The 30-year fixed mortgage rate climbed to 6.36%, the highest level since August. Fratantoni added that despite the higher rates, purchase application volumes remained relatively stable, buoyed by increased housing inventory in several markets.
However, while mortgage rates have risen, they remain low by historical standards. Fratantoni emphasized that multiple factors, beyond just rates, influence the decision to buy a home.
“The largest constraint for many prospective homebuyers over the past year had been the lack of inventory,” said Fratantoni. “Now, there are more homes available in many markets across the country, and with mortgage rates still low compared to recent history, at least some potential homebuyers are moving ahead.”
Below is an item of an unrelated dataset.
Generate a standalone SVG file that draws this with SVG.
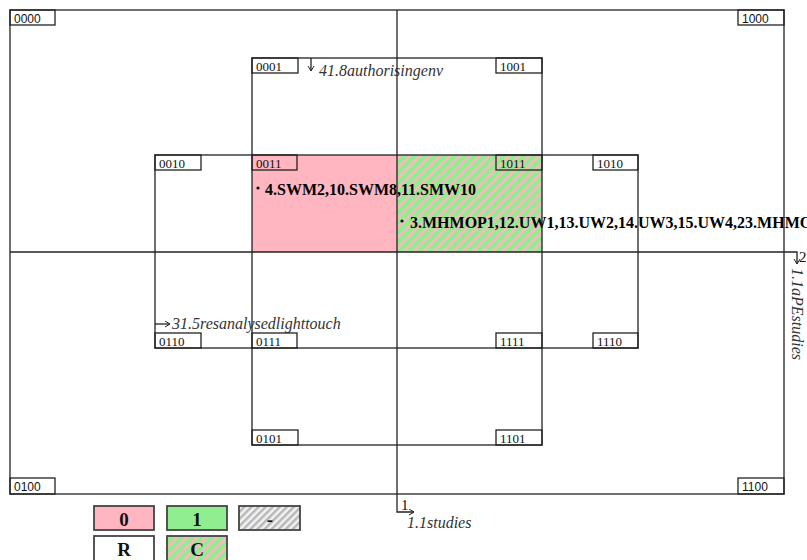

The refinance share of mortgage activity dropped to 52.4%, down from 54.9% the previous week. Adjustable-rate mortgages (ARMs) accounted for 5.9% of total applications, an increase from the prior week.
In terms of government-backed loans, the Federal Housing Administration (FHA) share of total applications decreased to 16.2% from 16.6%, while the Department of Veterans Affairs (VA) share rose to 16.9% from 15.4%. The US Department of Agriculture (USDA) remained unchanged at 0.4%.
Average interest rates across various mortgage types also climbed. The average rate for 30-year fixed-rate mortgages with conforming loan balances rose to 6.36%, and the rate for 30-year fixed-rate jumbo loans increased to 6.64%. Meanwhile, 15-year fixed-rate mortgages saw an uptick to 5.71%, and the rate for 5/1 adjustable-rate mortgages increased to 6.06%.